Data shown
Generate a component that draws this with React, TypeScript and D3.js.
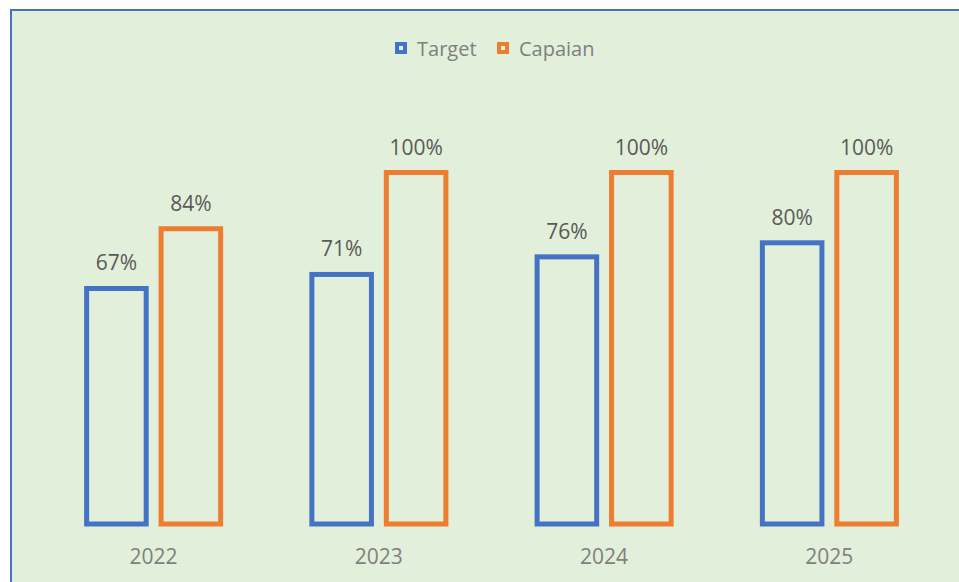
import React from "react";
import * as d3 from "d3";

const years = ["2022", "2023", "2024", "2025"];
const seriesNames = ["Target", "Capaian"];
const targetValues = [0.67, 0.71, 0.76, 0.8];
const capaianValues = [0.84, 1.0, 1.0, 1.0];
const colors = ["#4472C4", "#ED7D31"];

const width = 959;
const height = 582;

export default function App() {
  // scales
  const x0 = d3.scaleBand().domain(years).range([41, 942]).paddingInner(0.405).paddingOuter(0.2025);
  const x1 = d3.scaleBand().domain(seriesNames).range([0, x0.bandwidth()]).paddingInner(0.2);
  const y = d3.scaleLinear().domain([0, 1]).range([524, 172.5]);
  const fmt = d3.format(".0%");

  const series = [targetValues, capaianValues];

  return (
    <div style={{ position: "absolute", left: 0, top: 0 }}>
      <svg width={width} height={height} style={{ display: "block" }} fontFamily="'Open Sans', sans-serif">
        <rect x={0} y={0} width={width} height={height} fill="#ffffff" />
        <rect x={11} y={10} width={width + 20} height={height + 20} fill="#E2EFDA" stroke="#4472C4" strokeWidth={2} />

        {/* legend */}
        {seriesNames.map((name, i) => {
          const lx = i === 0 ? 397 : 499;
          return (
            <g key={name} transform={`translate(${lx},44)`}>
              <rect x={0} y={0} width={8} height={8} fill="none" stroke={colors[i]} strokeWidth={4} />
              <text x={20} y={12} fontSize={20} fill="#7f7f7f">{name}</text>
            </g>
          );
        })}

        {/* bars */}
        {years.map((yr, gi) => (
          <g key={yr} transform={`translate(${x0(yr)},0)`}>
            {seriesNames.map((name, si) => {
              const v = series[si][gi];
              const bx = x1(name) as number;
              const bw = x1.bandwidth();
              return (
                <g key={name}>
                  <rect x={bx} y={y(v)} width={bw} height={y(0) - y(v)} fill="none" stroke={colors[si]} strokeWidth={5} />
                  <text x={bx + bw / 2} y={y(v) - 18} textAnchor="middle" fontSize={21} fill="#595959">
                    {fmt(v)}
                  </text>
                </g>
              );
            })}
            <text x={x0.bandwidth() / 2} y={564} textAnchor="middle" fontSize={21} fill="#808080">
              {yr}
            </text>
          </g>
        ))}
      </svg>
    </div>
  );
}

Stated goal
Skip the pictures, please, and transcribe only the lines from the beginning of the material through the one that contains "const height = 582;".

Solution for this task
Generate a component that draws this with React, TypeScript and D3.js.
import React from "react";
import * as d3 from "d3";

const years = ["2022", "2023", "2024", "2025"];
const seriesNames = ["Target", "Capaian"];
const targetValues = [0.67, 0.71, 0.76, 0.8];
const capaianValues = [0.84, 1.0, 1.0, 1.0];
const colors = ["#4472C4", "#ED7D31"];

const width = 959;
const height = 582;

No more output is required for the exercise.